▸ Required task
Say the number of lines containing the string "page", and say nothing else.

_ _ _ _

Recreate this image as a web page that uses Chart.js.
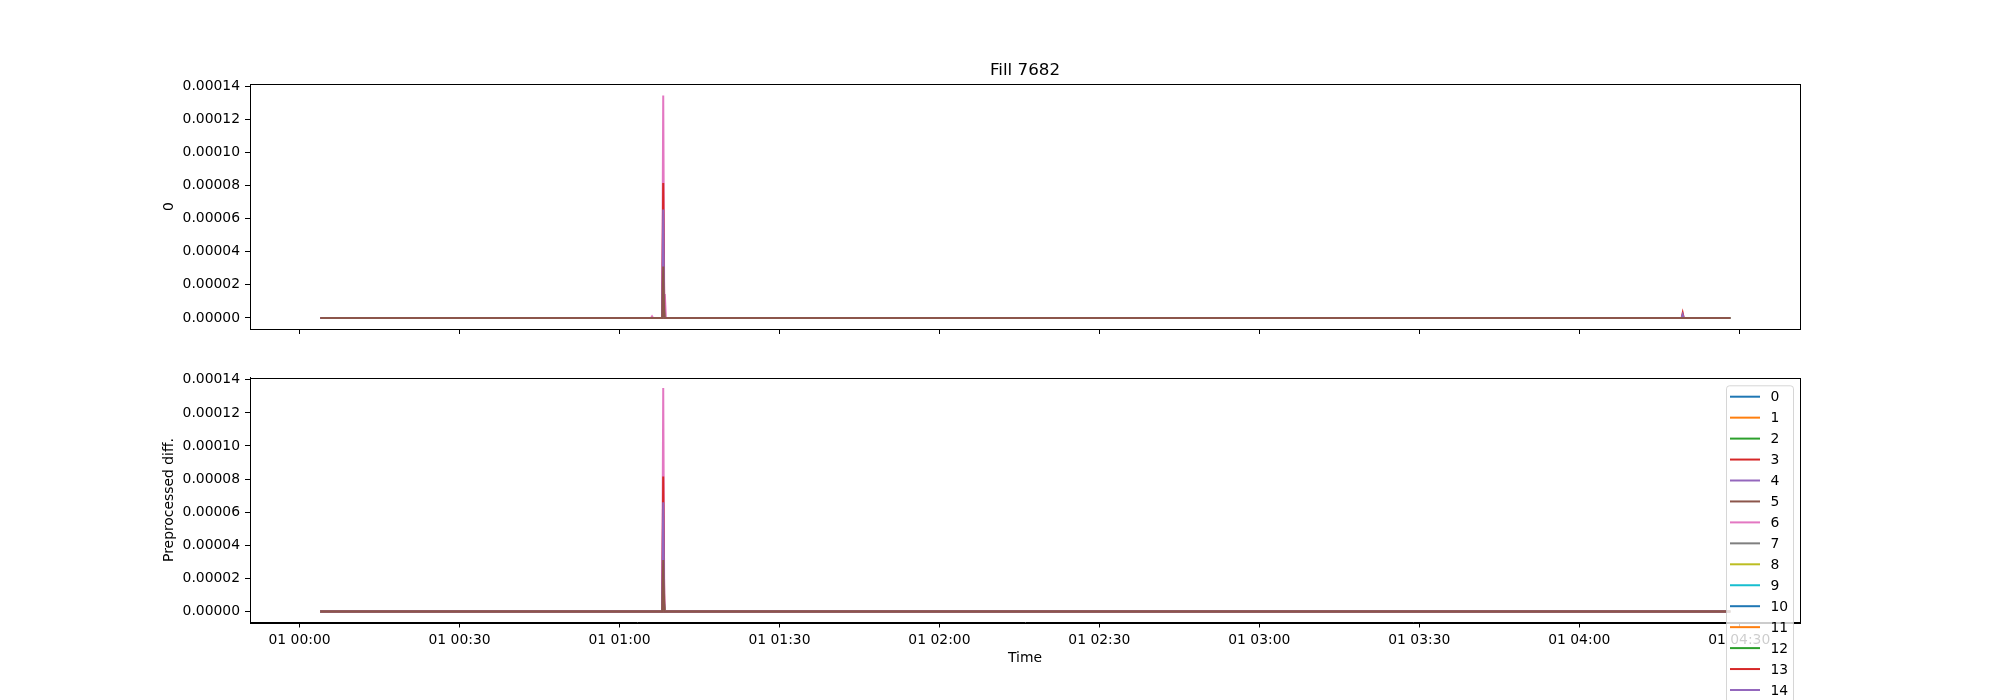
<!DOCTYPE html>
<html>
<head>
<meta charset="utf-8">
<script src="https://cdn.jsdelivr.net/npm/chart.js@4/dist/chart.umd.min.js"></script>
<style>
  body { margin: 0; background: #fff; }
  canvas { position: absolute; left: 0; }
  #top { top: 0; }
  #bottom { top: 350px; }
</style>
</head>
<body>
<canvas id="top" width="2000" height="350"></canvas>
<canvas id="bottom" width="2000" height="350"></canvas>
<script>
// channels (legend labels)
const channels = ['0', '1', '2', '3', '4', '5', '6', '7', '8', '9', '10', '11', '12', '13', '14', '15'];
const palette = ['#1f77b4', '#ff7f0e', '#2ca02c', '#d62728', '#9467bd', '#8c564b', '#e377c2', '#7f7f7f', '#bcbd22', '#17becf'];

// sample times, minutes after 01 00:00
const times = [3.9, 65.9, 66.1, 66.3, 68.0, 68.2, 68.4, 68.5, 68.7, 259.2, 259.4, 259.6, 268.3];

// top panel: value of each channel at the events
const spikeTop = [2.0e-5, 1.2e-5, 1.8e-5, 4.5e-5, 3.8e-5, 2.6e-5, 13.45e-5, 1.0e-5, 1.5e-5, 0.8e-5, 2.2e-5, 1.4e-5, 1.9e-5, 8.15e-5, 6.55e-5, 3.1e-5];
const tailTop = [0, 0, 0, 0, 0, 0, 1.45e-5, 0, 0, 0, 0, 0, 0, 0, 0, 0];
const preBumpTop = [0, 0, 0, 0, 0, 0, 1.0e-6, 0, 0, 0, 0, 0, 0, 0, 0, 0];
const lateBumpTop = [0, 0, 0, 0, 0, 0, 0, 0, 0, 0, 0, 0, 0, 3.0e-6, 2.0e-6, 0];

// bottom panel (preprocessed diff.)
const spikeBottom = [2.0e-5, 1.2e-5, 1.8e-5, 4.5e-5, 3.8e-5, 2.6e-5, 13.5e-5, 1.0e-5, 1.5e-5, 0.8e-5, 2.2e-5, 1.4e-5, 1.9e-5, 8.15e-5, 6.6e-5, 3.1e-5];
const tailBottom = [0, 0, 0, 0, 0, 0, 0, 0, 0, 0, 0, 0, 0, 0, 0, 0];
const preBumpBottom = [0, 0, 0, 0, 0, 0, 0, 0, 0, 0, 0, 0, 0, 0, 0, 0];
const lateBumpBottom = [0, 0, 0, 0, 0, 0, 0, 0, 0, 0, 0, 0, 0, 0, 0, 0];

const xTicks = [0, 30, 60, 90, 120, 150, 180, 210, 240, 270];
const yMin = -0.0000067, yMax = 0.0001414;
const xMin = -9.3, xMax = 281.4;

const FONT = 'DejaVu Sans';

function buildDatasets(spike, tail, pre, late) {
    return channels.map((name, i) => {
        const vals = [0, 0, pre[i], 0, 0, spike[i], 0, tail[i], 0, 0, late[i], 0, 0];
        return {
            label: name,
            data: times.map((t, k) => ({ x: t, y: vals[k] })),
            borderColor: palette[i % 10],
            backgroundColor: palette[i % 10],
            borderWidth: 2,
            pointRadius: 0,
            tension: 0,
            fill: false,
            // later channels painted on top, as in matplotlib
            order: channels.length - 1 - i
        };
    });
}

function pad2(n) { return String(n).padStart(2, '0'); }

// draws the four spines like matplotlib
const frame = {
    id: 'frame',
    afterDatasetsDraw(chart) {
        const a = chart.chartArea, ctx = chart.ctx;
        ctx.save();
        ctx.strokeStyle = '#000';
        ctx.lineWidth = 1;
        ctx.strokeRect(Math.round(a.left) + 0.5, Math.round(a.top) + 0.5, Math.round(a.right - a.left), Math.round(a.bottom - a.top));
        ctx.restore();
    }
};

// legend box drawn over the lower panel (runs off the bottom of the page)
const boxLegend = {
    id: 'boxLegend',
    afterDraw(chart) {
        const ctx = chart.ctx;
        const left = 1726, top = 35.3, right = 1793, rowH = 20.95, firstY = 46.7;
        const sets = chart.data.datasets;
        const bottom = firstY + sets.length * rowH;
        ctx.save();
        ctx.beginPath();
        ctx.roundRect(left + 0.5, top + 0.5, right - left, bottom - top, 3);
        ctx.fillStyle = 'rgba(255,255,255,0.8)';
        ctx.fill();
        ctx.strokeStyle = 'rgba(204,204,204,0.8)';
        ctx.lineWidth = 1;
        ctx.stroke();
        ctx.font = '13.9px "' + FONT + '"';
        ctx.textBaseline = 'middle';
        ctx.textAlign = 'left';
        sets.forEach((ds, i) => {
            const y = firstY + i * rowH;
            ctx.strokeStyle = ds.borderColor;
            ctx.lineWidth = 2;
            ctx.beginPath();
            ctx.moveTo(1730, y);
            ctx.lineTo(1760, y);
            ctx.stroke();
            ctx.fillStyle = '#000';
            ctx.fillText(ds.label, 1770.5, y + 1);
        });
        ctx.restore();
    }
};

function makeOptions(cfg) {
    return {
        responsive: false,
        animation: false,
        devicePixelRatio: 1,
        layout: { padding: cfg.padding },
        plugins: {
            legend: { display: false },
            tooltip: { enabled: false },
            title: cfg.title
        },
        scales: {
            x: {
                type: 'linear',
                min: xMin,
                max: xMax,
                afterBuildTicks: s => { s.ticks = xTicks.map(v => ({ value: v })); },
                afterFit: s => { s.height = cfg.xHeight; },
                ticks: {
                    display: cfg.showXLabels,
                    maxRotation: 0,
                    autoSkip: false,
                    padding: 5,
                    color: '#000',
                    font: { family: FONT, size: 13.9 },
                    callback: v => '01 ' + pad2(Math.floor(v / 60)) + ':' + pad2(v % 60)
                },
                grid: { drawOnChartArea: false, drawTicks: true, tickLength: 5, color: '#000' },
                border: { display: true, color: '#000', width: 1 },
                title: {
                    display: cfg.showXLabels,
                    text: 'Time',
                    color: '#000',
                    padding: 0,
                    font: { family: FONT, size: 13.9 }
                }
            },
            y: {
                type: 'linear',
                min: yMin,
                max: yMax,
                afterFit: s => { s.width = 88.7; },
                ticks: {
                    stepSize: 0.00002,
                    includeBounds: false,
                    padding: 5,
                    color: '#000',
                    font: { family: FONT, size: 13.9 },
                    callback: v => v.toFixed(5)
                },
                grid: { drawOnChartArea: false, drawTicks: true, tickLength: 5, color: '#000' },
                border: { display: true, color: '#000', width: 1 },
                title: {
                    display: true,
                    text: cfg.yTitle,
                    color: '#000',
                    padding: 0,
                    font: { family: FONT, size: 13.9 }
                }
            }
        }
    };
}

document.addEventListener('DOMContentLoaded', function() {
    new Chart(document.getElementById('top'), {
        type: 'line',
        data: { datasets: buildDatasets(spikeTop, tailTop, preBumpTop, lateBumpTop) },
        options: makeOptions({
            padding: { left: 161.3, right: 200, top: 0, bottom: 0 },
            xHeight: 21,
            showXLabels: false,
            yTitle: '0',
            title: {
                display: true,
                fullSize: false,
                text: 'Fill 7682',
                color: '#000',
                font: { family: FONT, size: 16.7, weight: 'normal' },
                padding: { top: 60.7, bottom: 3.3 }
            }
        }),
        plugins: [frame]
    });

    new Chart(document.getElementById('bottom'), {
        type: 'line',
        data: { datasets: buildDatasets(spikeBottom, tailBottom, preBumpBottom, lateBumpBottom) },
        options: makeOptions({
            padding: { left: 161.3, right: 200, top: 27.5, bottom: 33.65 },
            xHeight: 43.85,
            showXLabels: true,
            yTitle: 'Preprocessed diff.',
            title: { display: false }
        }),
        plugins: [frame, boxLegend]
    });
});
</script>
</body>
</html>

_ _ _ _

▸ Reply
2